Using the defined replacement level threshold, I then tabulated GSAR at the seasonal and then career level for all NHL goaltender seasons from 1984 to 2016. This gives us our measure of goaltender value for the sake of draft pick valuation using all NHL goaltenders drafted between 1982 and 2006.
In order to evaluate the probable outcome of draft picks, we apply an Ordered Probit Regression model based on stratification of drafted goaltenders into 6 groups, as indicated below:
The threshold formula used was exponential due to the regularity of group size that resulted. The cohort of NHL goaltenders drafted had 357 members, and each threshold resulted in a grouping between 38 and 81 goalies for those that made it to the NHL. This seemed reasonable for the purposes of the model.
The model used Draft Slot as a predictor of the Career GSAR Group, and produced probabilities for a pick in each draft slot resulting in a goaltender of a given group. For example, a goaltender selected with the 21st overall pick has the shown probabilities of resulting in each stratified group:
Three goaltenders were drafted with the 21st overall pick since 1982: Jason Muzzatti, Mika Noronen and Tuukka Rask. They fall into groups 4, 3 and 5 respectively having produced 119.03, 58.82 and 562.30 Goals Saved Above Replacement in their careers.
The Expected Group outcome for each draft slot was then compiled and applied to an Estimation of Career GSAR, resulting in the following valuation curve.
Essentially this indicates that there is very little Expected Value in any goaltender chosen after the 2nd round of the NHL entry draft, and most good starters will be first round selections.
Contrary to what may perhaps be the common conception in analytics circles, this does not suggest that there is no point in drafting goaltenders early in the draft. It would simply indicate that if a goaltender is not warranting of early selection, there is little to be gained by his selection beyond organizational need.

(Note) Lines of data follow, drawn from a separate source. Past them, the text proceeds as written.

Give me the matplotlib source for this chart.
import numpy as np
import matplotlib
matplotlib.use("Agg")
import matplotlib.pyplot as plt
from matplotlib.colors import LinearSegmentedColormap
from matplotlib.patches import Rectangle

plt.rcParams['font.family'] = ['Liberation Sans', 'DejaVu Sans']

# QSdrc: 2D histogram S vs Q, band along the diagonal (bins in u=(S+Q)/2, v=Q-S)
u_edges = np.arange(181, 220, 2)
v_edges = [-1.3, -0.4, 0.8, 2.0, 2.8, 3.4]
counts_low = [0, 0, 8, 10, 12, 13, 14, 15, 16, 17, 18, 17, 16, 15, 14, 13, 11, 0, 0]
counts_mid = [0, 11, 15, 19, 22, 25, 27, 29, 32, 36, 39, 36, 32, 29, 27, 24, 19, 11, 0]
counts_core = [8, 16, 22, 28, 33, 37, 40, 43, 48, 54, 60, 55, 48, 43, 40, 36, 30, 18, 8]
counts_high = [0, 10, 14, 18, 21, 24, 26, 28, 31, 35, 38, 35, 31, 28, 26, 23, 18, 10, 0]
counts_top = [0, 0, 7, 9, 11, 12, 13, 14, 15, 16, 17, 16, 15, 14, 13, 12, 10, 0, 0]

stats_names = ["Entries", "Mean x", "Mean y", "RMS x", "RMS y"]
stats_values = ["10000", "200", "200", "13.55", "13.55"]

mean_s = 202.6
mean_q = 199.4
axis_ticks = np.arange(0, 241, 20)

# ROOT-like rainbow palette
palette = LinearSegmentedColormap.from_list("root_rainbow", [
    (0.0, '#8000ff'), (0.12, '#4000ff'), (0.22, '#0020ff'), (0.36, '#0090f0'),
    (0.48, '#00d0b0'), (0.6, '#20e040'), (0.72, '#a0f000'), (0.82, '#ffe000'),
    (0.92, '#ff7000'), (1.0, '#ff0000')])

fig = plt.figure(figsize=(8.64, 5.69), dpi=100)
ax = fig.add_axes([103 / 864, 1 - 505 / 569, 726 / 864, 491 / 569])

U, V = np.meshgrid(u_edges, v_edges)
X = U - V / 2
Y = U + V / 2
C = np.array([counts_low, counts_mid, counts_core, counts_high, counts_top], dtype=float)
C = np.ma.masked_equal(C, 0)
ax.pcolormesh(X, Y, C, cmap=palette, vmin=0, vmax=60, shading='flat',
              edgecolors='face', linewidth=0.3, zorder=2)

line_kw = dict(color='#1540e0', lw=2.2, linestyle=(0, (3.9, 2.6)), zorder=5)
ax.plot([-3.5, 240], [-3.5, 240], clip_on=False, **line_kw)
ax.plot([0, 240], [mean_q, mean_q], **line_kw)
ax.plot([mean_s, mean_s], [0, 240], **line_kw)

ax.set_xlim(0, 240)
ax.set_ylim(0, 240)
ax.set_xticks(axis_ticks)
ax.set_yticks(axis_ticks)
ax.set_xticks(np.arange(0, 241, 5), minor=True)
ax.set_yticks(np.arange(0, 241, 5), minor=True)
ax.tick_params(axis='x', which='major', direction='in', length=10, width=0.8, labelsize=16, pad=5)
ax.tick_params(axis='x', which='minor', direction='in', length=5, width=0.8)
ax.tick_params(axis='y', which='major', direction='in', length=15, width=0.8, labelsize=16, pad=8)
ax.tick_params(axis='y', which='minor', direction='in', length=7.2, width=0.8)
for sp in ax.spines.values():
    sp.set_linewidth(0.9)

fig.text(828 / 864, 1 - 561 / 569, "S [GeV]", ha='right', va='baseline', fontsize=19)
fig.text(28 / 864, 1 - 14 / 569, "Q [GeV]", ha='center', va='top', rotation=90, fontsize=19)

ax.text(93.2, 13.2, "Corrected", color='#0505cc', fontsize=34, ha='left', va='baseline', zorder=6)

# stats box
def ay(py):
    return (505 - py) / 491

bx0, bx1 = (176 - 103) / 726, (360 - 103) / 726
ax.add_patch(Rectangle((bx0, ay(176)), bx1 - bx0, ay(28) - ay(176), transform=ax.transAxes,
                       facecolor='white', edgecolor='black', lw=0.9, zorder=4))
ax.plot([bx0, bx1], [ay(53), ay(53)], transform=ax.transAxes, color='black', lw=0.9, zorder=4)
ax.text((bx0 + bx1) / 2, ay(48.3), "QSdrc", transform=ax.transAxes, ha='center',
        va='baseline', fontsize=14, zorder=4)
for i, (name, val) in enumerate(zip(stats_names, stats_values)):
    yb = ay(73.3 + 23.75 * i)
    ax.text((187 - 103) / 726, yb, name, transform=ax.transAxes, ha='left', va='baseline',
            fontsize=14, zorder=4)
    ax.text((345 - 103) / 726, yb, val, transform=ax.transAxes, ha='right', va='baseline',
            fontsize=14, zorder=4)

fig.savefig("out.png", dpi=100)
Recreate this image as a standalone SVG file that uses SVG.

Put another way – generational goaltending talents that are identified early in their development such as Carey Price (5th overall), Tuukka Rask (21st overall) or Cory Schneider (26th overall) are still entirely reasonable selections in the early rounds. Teams should avoid riskier selections that are essentially stabs in the dark in the mid-range of rounds 3 and 4, where skaters of higher value can still be obtained.
From 2003 to 2006 fifteen goaltenders were selected in the first two rounds of the draft. Of those fifteen, six became group 5 goalies, and another four became group 4 goaltenders. That’s a 66% return of legitimate NHL talent, with a solid proportion being top end starters. In the same 2003-06 time frame, seventeen goalies were picked in the 3rd and 4th rounds. Of those seventeen, one has developed into a group 5 goalie (Jonathan Quick), and two more are group 4 goalies (Ben Bishop and Thomas Greiss). Ten of the remaining picks have never faced a shot in the NHL. The return rate drops off a cliff after the end of the second round in a similar fashion to what we see with NHL skaters.
While the analytics community tends to be critical of the scouting and drafting of goaltenders, data from the past 30+ years would suggest that the scouting of NHL goaltenders at the top end of the draft is not significantly less reliable than it is for skaters. The decline in expected performance value is more rapid, but this may have more to do with the far greater restriction on available slots at the NHL level than anything to do with imperfect scouting.